# [YOUR GOAL]
Transcribe all of the material below word for word and leave out its pictures.

# [COLLECTED MATERIAL]
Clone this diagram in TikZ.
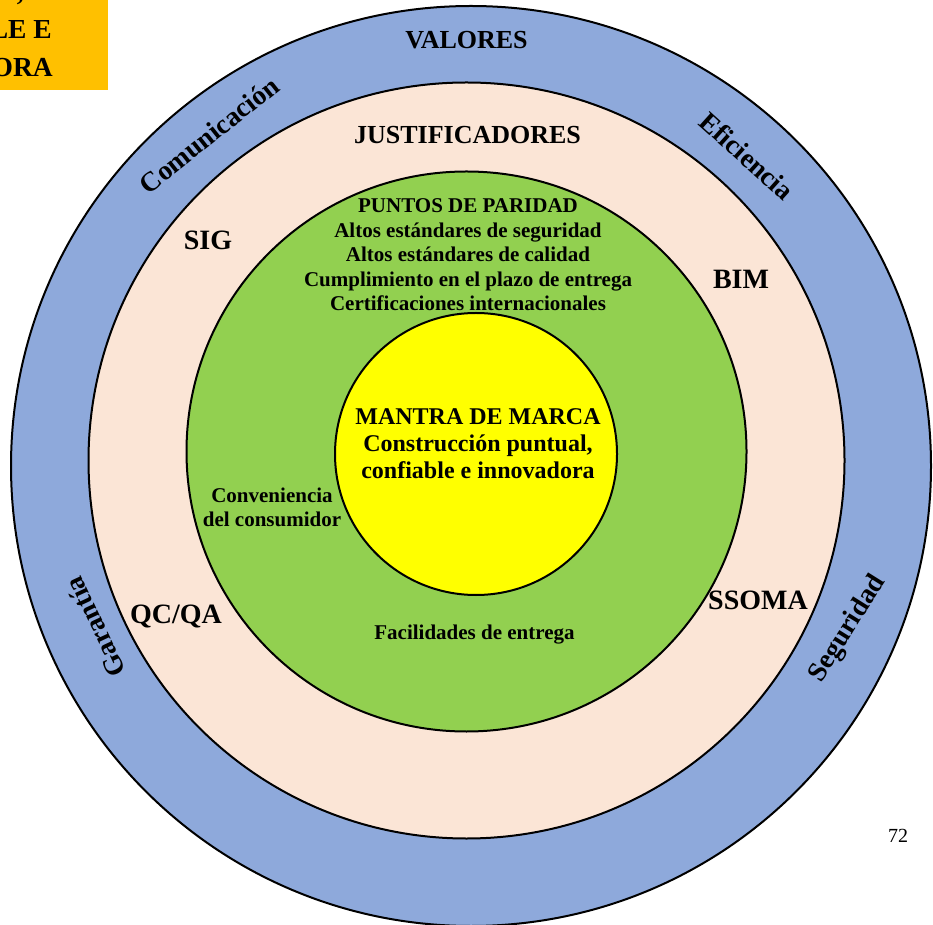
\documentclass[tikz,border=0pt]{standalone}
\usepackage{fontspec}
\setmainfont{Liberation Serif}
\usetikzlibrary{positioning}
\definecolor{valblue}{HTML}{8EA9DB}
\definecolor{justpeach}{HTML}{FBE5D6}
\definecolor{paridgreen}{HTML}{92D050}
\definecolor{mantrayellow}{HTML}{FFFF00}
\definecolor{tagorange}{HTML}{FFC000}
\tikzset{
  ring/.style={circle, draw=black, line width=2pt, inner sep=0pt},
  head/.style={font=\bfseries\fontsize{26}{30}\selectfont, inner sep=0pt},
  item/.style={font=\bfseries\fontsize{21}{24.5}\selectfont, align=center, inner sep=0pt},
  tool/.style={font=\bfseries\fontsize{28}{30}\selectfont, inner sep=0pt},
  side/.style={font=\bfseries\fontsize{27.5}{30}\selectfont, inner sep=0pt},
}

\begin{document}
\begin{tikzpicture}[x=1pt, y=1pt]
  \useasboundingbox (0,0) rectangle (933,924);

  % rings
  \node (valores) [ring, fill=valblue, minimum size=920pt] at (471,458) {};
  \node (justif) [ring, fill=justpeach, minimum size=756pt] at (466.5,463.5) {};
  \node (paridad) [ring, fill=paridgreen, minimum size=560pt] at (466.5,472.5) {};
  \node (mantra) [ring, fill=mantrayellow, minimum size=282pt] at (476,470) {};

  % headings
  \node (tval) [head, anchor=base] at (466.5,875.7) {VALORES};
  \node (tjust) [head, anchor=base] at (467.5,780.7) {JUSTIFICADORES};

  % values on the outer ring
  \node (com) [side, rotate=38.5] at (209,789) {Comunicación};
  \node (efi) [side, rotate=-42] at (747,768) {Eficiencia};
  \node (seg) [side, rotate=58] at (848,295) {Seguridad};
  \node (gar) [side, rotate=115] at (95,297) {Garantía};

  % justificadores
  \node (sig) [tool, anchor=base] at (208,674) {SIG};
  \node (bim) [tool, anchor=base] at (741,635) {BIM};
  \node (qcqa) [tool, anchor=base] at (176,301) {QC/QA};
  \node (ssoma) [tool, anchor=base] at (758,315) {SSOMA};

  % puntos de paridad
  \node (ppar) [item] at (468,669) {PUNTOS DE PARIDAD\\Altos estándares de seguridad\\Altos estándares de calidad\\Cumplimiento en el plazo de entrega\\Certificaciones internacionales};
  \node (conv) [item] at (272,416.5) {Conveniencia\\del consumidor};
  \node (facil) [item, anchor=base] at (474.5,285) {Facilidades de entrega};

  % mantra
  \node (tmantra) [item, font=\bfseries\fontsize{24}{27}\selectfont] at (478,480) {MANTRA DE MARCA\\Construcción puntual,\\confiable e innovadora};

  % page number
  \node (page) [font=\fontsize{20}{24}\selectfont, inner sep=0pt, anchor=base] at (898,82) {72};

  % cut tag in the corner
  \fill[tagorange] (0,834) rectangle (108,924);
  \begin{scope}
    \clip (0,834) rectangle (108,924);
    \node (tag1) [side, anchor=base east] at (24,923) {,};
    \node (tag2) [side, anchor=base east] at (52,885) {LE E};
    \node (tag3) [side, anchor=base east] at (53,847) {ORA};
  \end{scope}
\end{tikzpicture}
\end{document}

# [EXERCISE OUTPUT]
Clone this diagram in TikZ.
\documentclass[tikz,border=0pt]{standalone}
\usepackage{fontspec}
\setmainfont{Liberation Serif}
\usetikzlibrary{positioning}
\definecolor{valblue}{HTML}{8EA9DB}
\definecolor{justpeach}{HTML}{FBE5D6}
\definecolor{paridgreen}{HTML}{92D050}
\definecolor{mantrayellow}{HTML}{FFFF00}
\definecolor{tagorange}{HTML}{FFC000}
\tikzset{
  ring/.style={circle, draw=black, line width=2pt, inner sep=0pt},
  head/.style={font=\bfseries\fontsize{26}{30}\selectfont, inner sep=0pt},
  item/.style={font=\bfseries\fontsize{21}{24.5}\selectfont, align=center, inner sep=0pt},
  tool/.style={font=\bfseries\fontsize{28}{30}\selectfont, inner sep=0pt},
  side/.style={font=\bfseries\fontsize{27.5}{30}\selectfont, inner sep=0pt},
}

\begin{document}
\begin{tikzpicture}[x=1pt, y=1pt]
  \useasboundingbox (0,0) rectangle (933,924);

  % rings
  \node (valores) [ring, fill=valblue, minimum size=920pt] at (471,458) {};
  \node (justif) [ring, fill=justpeach, minimum size=756pt] at (466.5,463.5) {};
  \node (paridad) [ring, fill=paridgreen, minimum size=560pt] at (466.5,472.5) {};
  \node (mantra) [ring, fill=mantrayellow, minimum size=282pt] at (476,470) {};

  % headings
  \node (tval) [head, anchor=base] at (466.5,875.7) {VALORES};
  \node (tjust) [head, anchor=base] at (467.5,780.7) {JUSTIFICADORES};

  % values on the outer ring
  \node (com) [side, rotate=38.5] at (209,789) {Comunicación};
  \node (efi) [side, rotate=-42] at (747,768) {Eficiencia};
  \node (seg) [side, rotate=58] at (848,295) {Seguridad};
  \node (gar) [side, rotate=115] at (95,297) {Garantía};

  % justificadores
  \node (sig) [tool, anchor=base] at (208,674) {SIG};
  \node (bim) [tool, anchor=base] at (741,635) {BIM};
  \node (qcqa) [tool, anchor=base] at (176,301) {QC/QA};
  \node (ssoma) [tool, anchor=base] at (758,315) {SSOMA};

  % puntos de paridad
  \node (ppar) [item] at (468,669) {PUNTOS DE PARIDAD\\Altos estándares de seguridad\\Altos estándares de calidad\\Cumplimiento en el plazo de entrega\\Certificaciones internacionales};
  \node (conv) [item] at (272,416.5) {Conveniencia\\del consumidor};
  \node (facil) [item, anchor=base] at (474.5,285) {Facilidades de entrega};

  % mantra
  \node (tmantra) [item, font=\bfseries\fontsize{24}{27}\selectfont] at (478,480) {MANTRA DE MARCA\\Construcción puntual,\\confiable e innovadora};

  % page number
  \node (page) [font=\fontsize{20}{24}\selectfont, inner sep=0pt, anchor=base] at (898,82) {72};

  % cut tag in the corner
  \fill[tagorange] (0,834) rectangle (108,924);
  \begin{scope}
    \clip (0,834) rectangle (108,924);
    \node (tag1) [side, anchor=base east] at (24,923) {,};
    \node (tag2) [side, anchor=base east] at (52,885) {LE E};
    \node (tag3) [side, anchor=base east] at (53,847) {ORA};
  \end{scope}
\end{tikzpicture}
\end{document}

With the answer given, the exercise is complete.